Data>
— Start —

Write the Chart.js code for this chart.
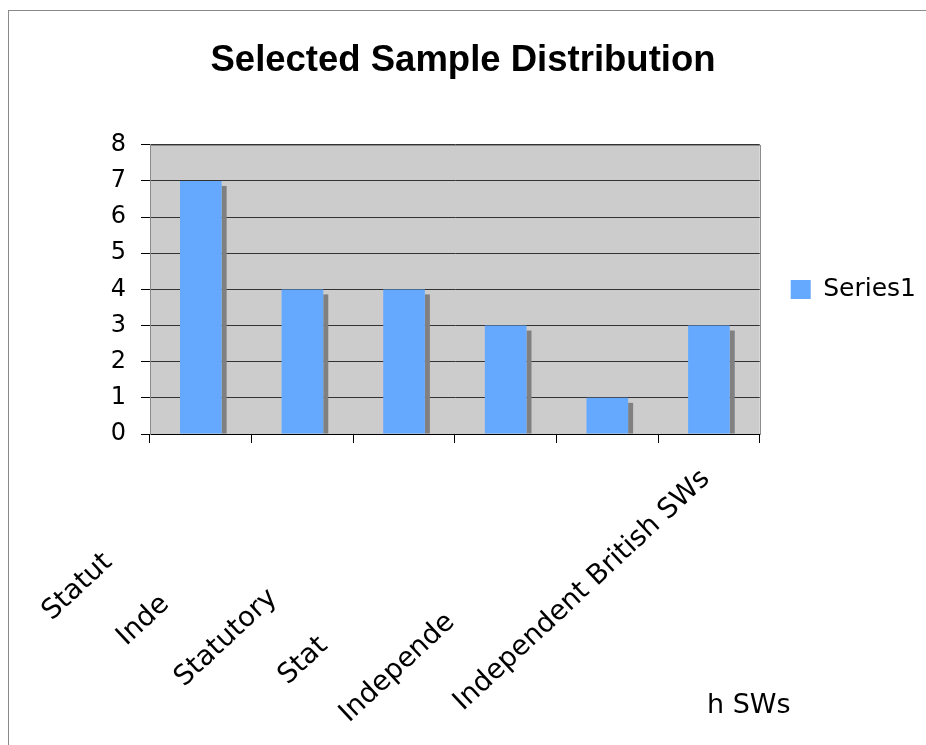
<!DOCTYPE html>
<html><head><meta charset="utf-8">
<script src="https://cdn.jsdelivr.net/npm/chart.js@4.4.0/dist/chart.umd.min.js"></script>
<style>
html,body{margin:0;padding:0;background:#fff;overflow:hidden;}
#wrap{position:relative;width:926px;height:745px;overflow:hidden;}
#frame{position:absolute;left:8px;top:10px;width:2000px;height:2000px;border-left:1px solid #8a8a8a;border-top:1px solid #8a8a8a;pointer-events:none;}
canvas{position:absolute;left:0;top:0;}
</style></head><body>
<div id="wrap"><canvas id="c" width="926" height="745"></canvas><div id="frame"></div></div>
<script>
// ---- data ----
const chartTitle = 'Selected Sample Distribution';
const seriesName = 'Series1';
const categories = ['Statut', 'Inde', 'Statutory', 'Stat', 'Independe', 'Independent British SWs'];
const series1 = [7, 4, 4, 3, 1, 3];
const yMin = 0, yMax = 8, yStep = 1;
const footText = 'h SWs';
// ---- label layout (trailing spaces shift each clipped label along its slant) ----
const labelPad = [14, 21, 20, 28, 24, 0];

const plotBg = {
  id: 'plotBg',
  beforeDraw(chart) {
    const {ctx, chartArea: a} = chart;
    ctx.save();
    ctx.fillStyle = '#cccccc';
    ctx.fillRect(a.left, a.top, a.right - a.left, a.bottom - a.top);
    ctx.strokeStyle = '#8c8c8c';
    ctx.lineWidth = 1;
    ctx.strokeRect(Math.round(a.left) + 0.5, Math.round(a.top) + 0.5, Math.round(a.right - a.left), Math.round(a.bottom - a.top));
    ctx.restore();
  }
};
const barShadow = {
  id: 'barShadow',
  beforeDatasetsDraw(chart) {
    const ctx = chart.ctx;
    const meta = chart.getDatasetMeta(0);
    ctx.save();
    ctx.fillStyle = '#808080';
    meta.data.forEach(el => {
      const p = el.getProps(['x', 'y', 'base', 'width'], true);
      const r = p.x + p.width / 2;
      const t = p.y + 5;
      ctx.fillRect(r, t, 5, p.base - t);
    });
    ctx.restore();
  }
};
const footnote = {
  id: 'footnote',
  afterDraw(chart) {
    const ctx = chart.ctx;
    ctx.save();
    ctx.font = '27px "DejaVu Sans"';
    ctx.fillStyle = '#000';
    ctx.textBaseline = 'alphabetic';
    ctx.textAlign = 'left';
    ctx.fillText(footText, 707, 713);
    ctx.restore();
  }
};

new Chart(document.getElementById('c'), {
  type: 'bar',
  data: {
    labels: categories,
    datasets: [{
      label: seriesName,
      data: series1,
      yAxisID: 'y',
      backgroundColor: '#65a9ff',
      borderWidth: 0,
      barPercentage: 0.41,
      categoryPercentage: 1
    }]
  },
  options: {
    responsive: false,
    animation: false,
    devicePixelRatio: 1,
    layout: {padding: {left: 0, right: 0, top: 0, bottom: 0}},
    plugins: {
      title: {
        display: true, text: chartTitle, color: '#000',
        font: {family: '"Liberation Sans", Arial, sans-serif', size: 36.5, weight: 'bold'},
        padding: {top: 39, bottom: 62}
      },
      legend: {
        position: 'right', fullSize: false, align: 'center',
        labels: {boxWidth: 20, boxHeight: 19, padding: 10, color: '#000', font: {family: '"DejaVu Sans"', size: 25}}
      },
      tooltip: {enabled: false}
    },
    scales: {
      x: {
        offset: true,
        grid: {display: true, drawOnChartArea: false, drawTicks: true, tickLength: 9, color: '#000', offset: true},
        border: {display: true, color: '#000'},
        ticks: {
          autoSkip: false, maxRotation: 43, minRotation: 43, padding: 20, labelOffset: -3,
          color: '#000', font: {family: '"DejaVu Sans"', size: 27.5},
          callback: (v, i) => categories[i] + ' '.repeat(labelPad[i])
        },
        afterFit: s => { s.height = 311; s.paddingLeft = 0; s.paddingRight = 0; }
      },
      y: {
        min: yMin, max: yMax,
        ticks: {stepSize: yStep, padding: 15, color: '#000', font: {family: '"DejaVu Sans"', size: 24}},
        grid: {color: '#333', tickColor: '#000', tickLength: 9},
        border: {display: true, color: '#8c8c8c'},
        afterFit: s => { s.width = 150; }
      },
      spacer: {
        type: 'linear', position: 'right', display: true,
        grid: {display: false}, ticks: {display: false}, border: {display: false},
        afterFit: s => { s.width = 21; }
      }
    }
  },
  plugins: [plotBg, barShadow, footnote]
});
</script>
</body></html>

— End —

The task> Restate the whole listing above exactly, please, omitting every image.

Solution for this exercise>
Write the Chart.js code for this chart.
<!DOCTYPE html>
<html><head><meta charset="utf-8">
<script src="https://cdn.jsdelivr.net/npm/chart.js@4.4.0/dist/chart.umd.min.js"></script>
<style>
html,body{margin:0;padding:0;background:#fff;overflow:hidden;}
#wrap{position:relative;width:926px;height:745px;overflow:hidden;}
#frame{position:absolute;left:8px;top:10px;width:2000px;height:2000px;border-left:1px solid #8a8a8a;border-top:1px solid #8a8a8a;pointer-events:none;}
canvas{position:absolute;left:0;top:0;}
</style></head><body>
<div id="wrap"><canvas id="c" width="926" height="745"></canvas><div id="frame"></div></div>
<script>
// ---- data ----
const chartTitle = 'Selected Sample Distribution';
const seriesName = 'Series1';
const categories = ['Statut', 'Inde', 'Statutory', 'Stat', 'Independe', 'Independent British SWs'];
const series1 = [7, 4, 4, 3, 1, 3];
const yMin = 0, yMax = 8, yStep = 1;
const footText = 'h SWs';
// ---- label layout (trailing spaces shift each clipped label along its slant) ----
const labelPad = [14, 21, 20, 28, 24, 0];

const plotBg = {
  id: 'plotBg',
  beforeDraw(chart) {
    const {ctx, chartArea: a} = chart;
    ctx.save();
    ctx.fillStyle = '#cccccc';
    ctx.fillRect(a.left, a.top, a.right - a.left, a.bottom - a.top);
    ctx.strokeStyle = '#8c8c8c';
    ctx.lineWidth = 1;
    ctx.strokeRect(Math.round(a.left) + 0.5, Math.round(a.top) + 0.5, Math.round(a.right - a.left), Math.round(a.bottom - a.top));
    ctx.restore();
  }
};
const barShadow = {
  id: 'barShadow',
  beforeDatasetsDraw(chart) {
    const ctx = chart.ctx;
    const meta = chart.getDatasetMeta(0);
    ctx.save();
    ctx.fillStyle = '#808080';
    meta.data.forEach(el => {
      const p = el.getProps(['x', 'y', 'base', 'width'], true);
      const r = p.x + p.width / 2;
      const t = p.y + 5;
      ctx.fillRect(r, t, 5, p.base - t);
    });
    ctx.restore();
  }
};
const footnote = {
  id: 'footnote',
  afterDraw(chart) {
    const ctx = chart.ctx;
    ctx.save();
    ctx.font = '27px "DejaVu Sans"';
    ctx.fillStyle = '#000';
    ctx.textBaseline = 'alphabetic';
    ctx.textAlign = 'left';
    ctx.fillText(footText, 707, 713);
    ctx.restore();
  }
};

new Chart(document.getElementById('c'), {
  type: 'bar',
  data: {
    labels: categories,
    datasets: [{
      label: seriesName,
      data: series1,
      yAxisID: 'y',
      backgroundColor: '#65a9ff',
      borderWidth: 0,
      barPercentage: 0.41,
      categoryPercentage: 1
    }]
  },
  options: {
    responsive: false,
    animation: false,
    devicePixelRatio: 1,
    layout: {padding: {left: 0, right: 0, top: 0, bottom: 0}},
    plugins: {
      title: {
        display: true, text: chartTitle, color: '#000',
        font: {family: '"Liberation Sans", Arial, sans-serif', size: 36.5, weight: 'bold'},
        padding: {top: 39, bottom: 62}
      },
      legend: {
        position: 'right', fullSize: false, align: 'center',
        labels: {boxWidth: 20, boxHeight: 19, padding: 10, color: '#000', font: {family: '"DejaVu Sans"', size: 25}}
      },
      tooltip: {enabled: false}
    },
    scales: {
      x: {
        offset: true,
        grid: {display: true, drawOnChartArea: false, drawTicks: true, tickLength: 9, color: '#000', offset: true},
        border: {display: true, color: '#000'},
        ticks: {
          autoSkip: false, maxRotation: 43, minRotation: 43, padding: 20, labelOffset: -3,
          color: '#000', font: {family: '"DejaVu Sans"', size: 27.5},
          callback: (v, i) => categories[i] + ' '.repeat(labelPad[i])
        },
        afterFit: s => { s.height = 311; s.paddingLeft = 0; s.paddingRight = 0; }
      },
      y: {
        min: yMin, max: yMax,
        ticks: {stepSize: yStep, padding: 15, color: '#000', font: {family: '"DejaVu Sans"', size: 24}},
        grid: {color: '#333', tickColor: '#000', tickLength: 9},
        border: {display: true, color: '#8c8c8c'},
        afterFit: s => { s.width = 150; }
      },
      spacer: {
        type: 'linear', position: 'right', display: true,
        grid: {display: false}, ticks: {display: false}, border: {display: false},
        afterFit: s => { s.width = 21; }
      }
    }
  },
  plugins: [plotBg, barShadow, footnote]
});
</script>
</body></html>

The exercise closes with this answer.